Re-order groups of identical strings separated by blank lines so that the most frequently repeated strings are at the top

3 risposte [Ultimo contenuto]
amenex
Offline
Iscritto: 01/04/2015

Starting with a 109,000 row LibreOffice Calc file containing many groups of identical strings separated by blank rows,
how can I re-order this file with the largest groups at the top, still separated by blank rows ?

Here's how that original file was created:

First, sort the original 159,000 row file on the third (hostname) column:
>> sort -k3 HNs.bst.lt.visitors03.txt > HNs.bst.lt.sorted03.txt

The original file had two fields separated by a colon(:) that I converted to tabs with Leafpad in ~30 minutes.
It now has the Current Visitor filename in the first column, the occurrence count in the second column, and
the master file's hostnames in the third column, the one on which this file has to be sorted.

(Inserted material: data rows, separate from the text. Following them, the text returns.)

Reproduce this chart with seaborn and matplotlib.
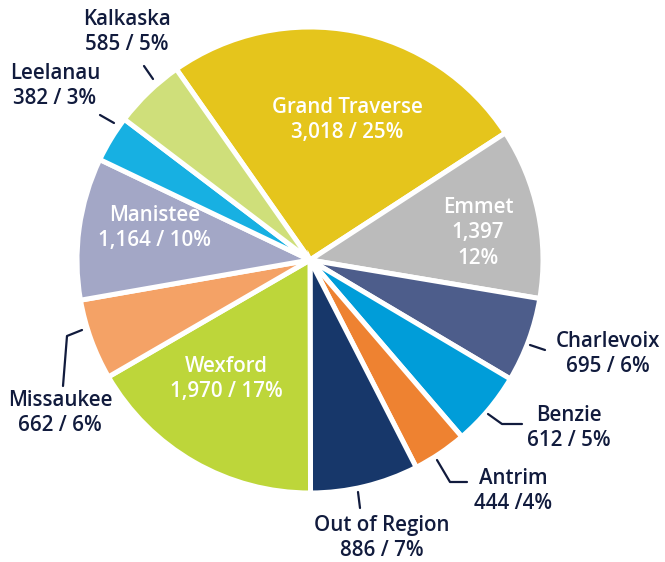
import numpy as np
import seaborn as sns
import matplotlib.pyplot as plt

sns.set_theme(style="white")
plt.rcParams["font.family"] = ["Open Sans", "DejaVu Sans"]

# data (clockwise from Grand Traverse)
counties = ["Grand Traverse", "Emmet", "Charlevoix", "Benzie", "Antrim",
            "Out of Region", "Wexford", "Missaukee", "Manistee", "Leelanau", "Kalkaska"]
counts = [3018, 1397, 695, 612, 444, 886, 1970, 662, 1164, 382, 585]
labels = ["Grand Traverse\n3,018 / 25%", "Emmet\n1,397\n12%", "Charlevoix\n695 / 6%",
          "Benzie\n612 / 5%", "Antrim\n444 /4%", "Out of Region\n886 / 7%",
          "Wexford\n1,970 / 17%", "Missaukee\n662 / 6%", "Manistee\n1,164 / 10%",
          "Leelanau\n382 / 3%", "Kalkaska\n585 / 5%"]
colors = ["#E5C51C", "#BBBBBB", "#4D5D8B", "#009DD9", "#EE8231", "#17376A",
          "#BDD63A", "#F4A266", "#A3A7C6", "#17B0E2", "#CFDF7A"]
inside = ["Grand Traverse", "Emmet", "Wexford", "Manistee"]

# pixel helpers (pie centre ~ (310, 260), radius ~233 px)
CX, CY, R = 310, 260, 233
W, H = 665, 562


def d(px, py):
    return (px - CX) / R, (CY - py) / R


fig = plt.figure(figsize=(W / 100, H / 100), dpi=100)
ax = fig.add_axes([0, 0, 1, 1])
wedges, _ = ax.pie(counts, colors=colors, startangle=125, counterclock=False,
                   radius=1, wedgeprops=dict(edgecolor="white", linewidth=3.6))
ax.set_xlim(-CX / R, (W - CX) / R)
ax.set_ylim(-(H - CY) / R, CY / R)
ax.set_aspect("equal")
ax.axis("off")

# label positions in pixels
label_pos = {
    "Grand Traverse": (347, 120), "Emmet": (478, 233), "Wexford": (226, 379),
    "Manistee": (155, 228), "Kalkaska": (127, 32), "Leelanau": (55, 86),
    "Charlevoix": (608, 354), "Benzie": (569, 428), "Antrim": (513, 491),
    "Out of Region": (382, 538), "Missaukee": (60, 413),
}
leaders = {
    "Kalkaska": [(144, 66), (153, 79)],
    "Leelanau": [(100, 115), (114, 123)],
    "Charlevoix": [(530, 345), (545, 350)],
    "Benzie": [(488, 414), (502, 424), (522, 424)],
    "Antrim": [(437, 460), (450, 482), (467, 482)],
    "Out of Region": [(358, 492), (360, 508)],
    "Missaukee": [(82, 330), (67, 336), (63, 386)],
}

navy = "#111B3D"
for name, lab in zip(counties, labels):
    x, y = d(*label_pos[name])
    col = "white" if name in inside else navy
    ax.text(x, y, lab, ha="center", va="center", color=col, fontsize=14.8,
            fontweight="semibold", linespacing=1.3)
    if name in leaders:
        pts = np.array([d(*p) for p in leaders[name]])
        ax.plot(pts[:, 0], pts[:, 1], color=navy, lw=1.6)

plt.savefig("out.png", dpi=100)
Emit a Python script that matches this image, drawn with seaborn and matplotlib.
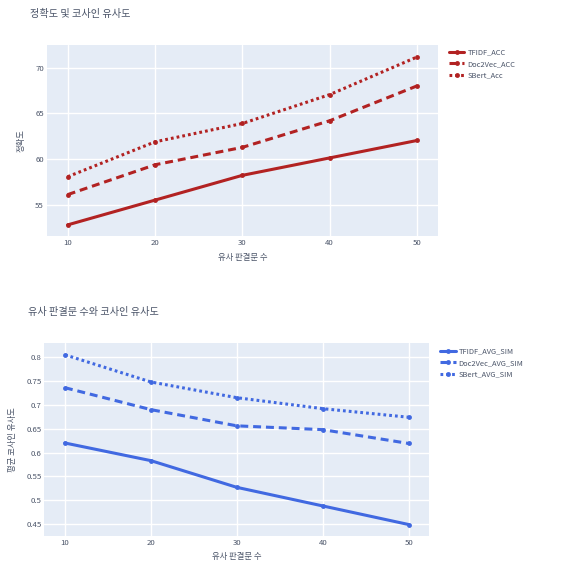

Second, gather the duplicates into bunches separated by blank lines, retaining the original general sorted sequence:
>> time awk 'NR >= 2 { print $1, $2, $3 }' 'HNs.bst.lt.sorted03.txt' | uniq -f 2 --all-repeated=separate | awk '{ print $1 "\t" $2 "\t" $3 }' > HNs.bst.lt.Duplicates03.txt

This makes a very pretty .ods file that's slightly larger than the original file, but there's so much there that it
would be tedious to rank the most-often-repeated Recent Visitors' hostnames by hand.

How can I re-sort the .ods file so that the longest identical-hostname lists are at the top ? I want to retain the associations
with the original domains' Recent Visitor data. This is a task which has to be repeated many times ...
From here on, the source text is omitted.